DESCRIPTION OF THE TASK:
Your task is to retype, word for word, the lines from the start of the data through the line holding "fontsize=12.5, va='center', ha='left')". Do not include the pictures.

RECORDS PROVIDED:
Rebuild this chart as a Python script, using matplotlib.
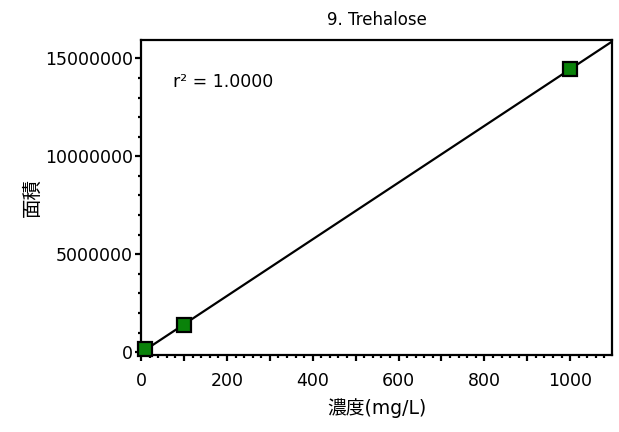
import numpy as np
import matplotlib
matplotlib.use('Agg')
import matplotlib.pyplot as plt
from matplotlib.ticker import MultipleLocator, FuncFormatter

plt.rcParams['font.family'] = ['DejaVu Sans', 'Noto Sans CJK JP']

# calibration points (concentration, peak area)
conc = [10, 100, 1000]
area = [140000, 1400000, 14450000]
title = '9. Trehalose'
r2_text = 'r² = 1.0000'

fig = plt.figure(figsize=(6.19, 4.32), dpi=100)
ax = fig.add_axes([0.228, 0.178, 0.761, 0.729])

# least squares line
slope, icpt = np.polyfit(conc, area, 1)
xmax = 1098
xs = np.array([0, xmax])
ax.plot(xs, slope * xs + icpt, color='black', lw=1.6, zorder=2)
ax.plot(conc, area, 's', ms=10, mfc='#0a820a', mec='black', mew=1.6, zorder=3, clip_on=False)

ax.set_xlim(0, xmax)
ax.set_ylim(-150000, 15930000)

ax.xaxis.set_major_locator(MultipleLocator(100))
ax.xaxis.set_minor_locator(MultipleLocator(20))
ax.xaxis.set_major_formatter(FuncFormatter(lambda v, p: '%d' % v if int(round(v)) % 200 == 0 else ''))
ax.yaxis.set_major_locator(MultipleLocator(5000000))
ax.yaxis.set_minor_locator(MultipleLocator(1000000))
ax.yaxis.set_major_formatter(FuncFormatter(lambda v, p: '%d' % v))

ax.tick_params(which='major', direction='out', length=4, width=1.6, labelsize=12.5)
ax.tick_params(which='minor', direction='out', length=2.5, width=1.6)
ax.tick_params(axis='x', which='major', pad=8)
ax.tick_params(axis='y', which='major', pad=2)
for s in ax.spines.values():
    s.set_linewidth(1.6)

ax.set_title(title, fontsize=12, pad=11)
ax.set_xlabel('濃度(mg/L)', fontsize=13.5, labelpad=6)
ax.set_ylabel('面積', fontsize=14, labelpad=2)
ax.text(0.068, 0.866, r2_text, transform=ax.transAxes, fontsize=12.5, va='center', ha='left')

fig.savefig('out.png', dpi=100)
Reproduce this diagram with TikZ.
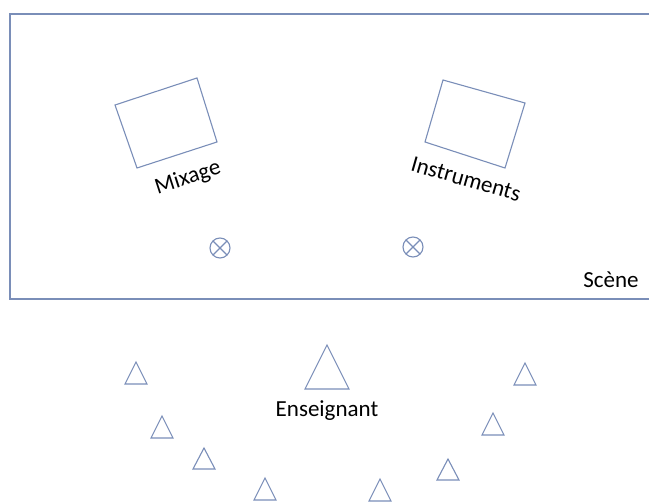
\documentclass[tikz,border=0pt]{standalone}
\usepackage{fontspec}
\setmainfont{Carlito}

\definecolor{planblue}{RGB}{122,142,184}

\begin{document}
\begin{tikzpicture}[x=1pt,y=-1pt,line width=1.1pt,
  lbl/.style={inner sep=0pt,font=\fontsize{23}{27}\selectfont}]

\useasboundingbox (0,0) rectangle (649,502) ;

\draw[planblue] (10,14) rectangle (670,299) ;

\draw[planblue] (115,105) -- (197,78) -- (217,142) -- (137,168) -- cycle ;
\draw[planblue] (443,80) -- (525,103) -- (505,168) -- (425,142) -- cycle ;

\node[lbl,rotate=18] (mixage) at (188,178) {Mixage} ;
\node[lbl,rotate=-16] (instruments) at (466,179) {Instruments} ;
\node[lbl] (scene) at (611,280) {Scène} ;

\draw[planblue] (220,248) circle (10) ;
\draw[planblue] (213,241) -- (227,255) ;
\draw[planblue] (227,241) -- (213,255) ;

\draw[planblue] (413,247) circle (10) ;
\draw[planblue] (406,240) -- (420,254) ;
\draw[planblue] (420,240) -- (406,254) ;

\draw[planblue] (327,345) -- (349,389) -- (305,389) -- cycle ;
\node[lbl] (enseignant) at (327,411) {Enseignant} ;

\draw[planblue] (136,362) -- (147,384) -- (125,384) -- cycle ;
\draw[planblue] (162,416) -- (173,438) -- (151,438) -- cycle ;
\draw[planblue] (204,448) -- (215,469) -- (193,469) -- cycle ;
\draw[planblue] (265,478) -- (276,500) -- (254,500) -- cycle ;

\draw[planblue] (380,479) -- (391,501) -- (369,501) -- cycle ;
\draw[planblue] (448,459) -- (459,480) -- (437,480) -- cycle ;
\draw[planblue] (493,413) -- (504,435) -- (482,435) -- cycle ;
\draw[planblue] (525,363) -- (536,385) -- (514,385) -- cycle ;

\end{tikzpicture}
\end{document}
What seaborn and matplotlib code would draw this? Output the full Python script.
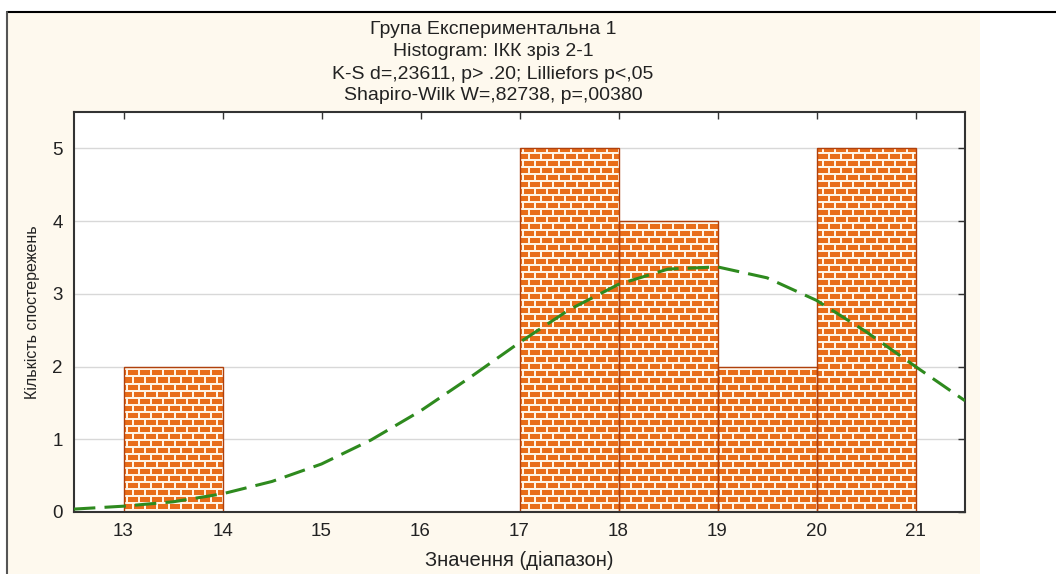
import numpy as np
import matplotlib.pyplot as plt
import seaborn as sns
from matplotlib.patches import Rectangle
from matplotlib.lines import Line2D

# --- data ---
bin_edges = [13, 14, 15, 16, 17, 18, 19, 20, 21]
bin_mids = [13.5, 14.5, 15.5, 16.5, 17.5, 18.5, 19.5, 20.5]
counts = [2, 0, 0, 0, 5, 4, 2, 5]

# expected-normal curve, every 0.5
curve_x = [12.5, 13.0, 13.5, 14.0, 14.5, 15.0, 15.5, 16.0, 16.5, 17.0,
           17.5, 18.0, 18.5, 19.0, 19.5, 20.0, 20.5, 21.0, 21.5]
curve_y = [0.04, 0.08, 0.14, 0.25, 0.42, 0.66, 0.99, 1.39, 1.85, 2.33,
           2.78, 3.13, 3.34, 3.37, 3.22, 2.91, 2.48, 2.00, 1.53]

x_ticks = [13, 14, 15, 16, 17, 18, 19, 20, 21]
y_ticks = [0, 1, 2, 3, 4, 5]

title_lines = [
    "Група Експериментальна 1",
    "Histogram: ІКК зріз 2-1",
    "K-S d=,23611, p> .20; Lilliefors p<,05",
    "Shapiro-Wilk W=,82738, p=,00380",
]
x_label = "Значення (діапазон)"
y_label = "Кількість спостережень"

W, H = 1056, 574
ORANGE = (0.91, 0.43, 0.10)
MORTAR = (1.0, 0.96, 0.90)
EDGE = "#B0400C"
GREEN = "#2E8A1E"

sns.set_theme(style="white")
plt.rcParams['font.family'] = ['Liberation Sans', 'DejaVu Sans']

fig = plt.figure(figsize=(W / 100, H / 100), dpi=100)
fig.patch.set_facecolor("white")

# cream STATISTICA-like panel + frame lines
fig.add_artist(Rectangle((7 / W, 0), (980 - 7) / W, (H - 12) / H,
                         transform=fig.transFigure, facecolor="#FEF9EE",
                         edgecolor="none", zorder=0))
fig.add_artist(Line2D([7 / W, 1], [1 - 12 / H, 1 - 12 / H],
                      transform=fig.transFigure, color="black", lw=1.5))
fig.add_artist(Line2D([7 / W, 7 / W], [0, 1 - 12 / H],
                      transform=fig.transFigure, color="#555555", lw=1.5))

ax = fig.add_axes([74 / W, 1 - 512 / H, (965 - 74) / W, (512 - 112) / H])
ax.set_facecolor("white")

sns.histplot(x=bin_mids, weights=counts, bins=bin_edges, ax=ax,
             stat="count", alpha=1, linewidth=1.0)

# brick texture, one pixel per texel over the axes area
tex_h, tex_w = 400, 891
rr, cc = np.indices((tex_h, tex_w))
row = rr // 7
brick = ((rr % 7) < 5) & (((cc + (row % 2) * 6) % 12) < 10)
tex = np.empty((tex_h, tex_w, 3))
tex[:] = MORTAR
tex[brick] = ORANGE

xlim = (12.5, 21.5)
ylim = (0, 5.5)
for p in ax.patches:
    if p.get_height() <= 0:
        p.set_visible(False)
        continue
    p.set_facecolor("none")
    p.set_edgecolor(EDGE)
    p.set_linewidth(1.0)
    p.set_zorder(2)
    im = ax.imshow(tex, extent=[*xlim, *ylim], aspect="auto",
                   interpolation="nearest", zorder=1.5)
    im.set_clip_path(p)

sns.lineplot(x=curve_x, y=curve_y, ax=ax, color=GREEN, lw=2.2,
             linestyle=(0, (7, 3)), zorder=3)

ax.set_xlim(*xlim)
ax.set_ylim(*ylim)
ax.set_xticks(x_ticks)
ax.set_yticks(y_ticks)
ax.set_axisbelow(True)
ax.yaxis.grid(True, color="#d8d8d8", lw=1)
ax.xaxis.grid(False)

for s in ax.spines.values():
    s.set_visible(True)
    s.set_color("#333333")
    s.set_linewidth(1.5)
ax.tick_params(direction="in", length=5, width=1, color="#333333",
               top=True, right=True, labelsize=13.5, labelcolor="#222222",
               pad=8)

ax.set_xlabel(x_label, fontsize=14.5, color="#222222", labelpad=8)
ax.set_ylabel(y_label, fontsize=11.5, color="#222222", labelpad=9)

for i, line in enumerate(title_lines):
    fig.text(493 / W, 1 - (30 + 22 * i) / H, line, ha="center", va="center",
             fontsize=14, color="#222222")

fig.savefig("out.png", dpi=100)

OUTPUT OF THE EXERCISE:
Rebuild this chart as a Python script, using matplotlib.
import numpy as np
import matplotlib
matplotlib.use('Agg')
import matplotlib.pyplot as plt
from matplotlib.ticker import MultipleLocator, FuncFormatter

plt.rcParams['font.family'] = ['DejaVu Sans', 'Noto Sans CJK JP']

# calibration points (concentration, peak area)
conc = [10, 100, 1000]
area = [140000, 1400000, 14450000]
title = '9. Trehalose'
r2_text = 'r² = 1.0000'

fig = plt.figure(figsize=(6.19, 4.32), dpi=100)
ax = fig.add_axes([0.228, 0.178, 0.761, 0.729])

# least squares line
slope, icpt = np.polyfit(conc, area, 1)
xmax = 1098
xs = np.array([0, xmax])
ax.plot(xs, slope * xs + icpt, color='black', lw=1.6, zorder=2)
ax.plot(conc, area, 's', ms=10, mfc='#0a820a', mec='black', mew=1.6, zorder=3, clip_on=False)

ax.set_xlim(0, xmax)
ax.set_ylim(-150000, 15930000)

ax.xaxis.set_major_locator(MultipleLocator(100))
ax.xaxis.set_minor_locator(MultipleLocator(20))
ax.xaxis.set_major_formatter(FuncFormatter(lambda v, p: '%d' % v if int(round(v)) % 200 == 0 else ''))
ax.yaxis.set_major_locator(MultipleLocator(5000000))
ax.yaxis.set_minor_locator(MultipleLocator(1000000))
ax.yaxis.set_major_formatter(FuncFormatter(lambda v, p: '%d' % v))

ax.tick_params(which='major', direction='out', length=4, width=1.6, labelsize=12.5)
ax.tick_params(which='minor', direction='out', length=2.5, width=1.6)
ax.tick_params(axis='x', which='major', pad=8)
ax.tick_params(axis='y', which='major', pad=2)
for s in ax.spines.values():
    s.set_linewidth(1.6)

ax.set_title(title, fontsize=12, pad=11)
ax.set_xlabel('濃度(mg/L)', fontsize=13.5, labelpad=6)
ax.set_ylabel('面積', fontsize=14, labelpad=2)
ax.text(0.068, 0.866, r2_text, transform=ax.transAxes, fontsize=12.5, va='center', ha='left')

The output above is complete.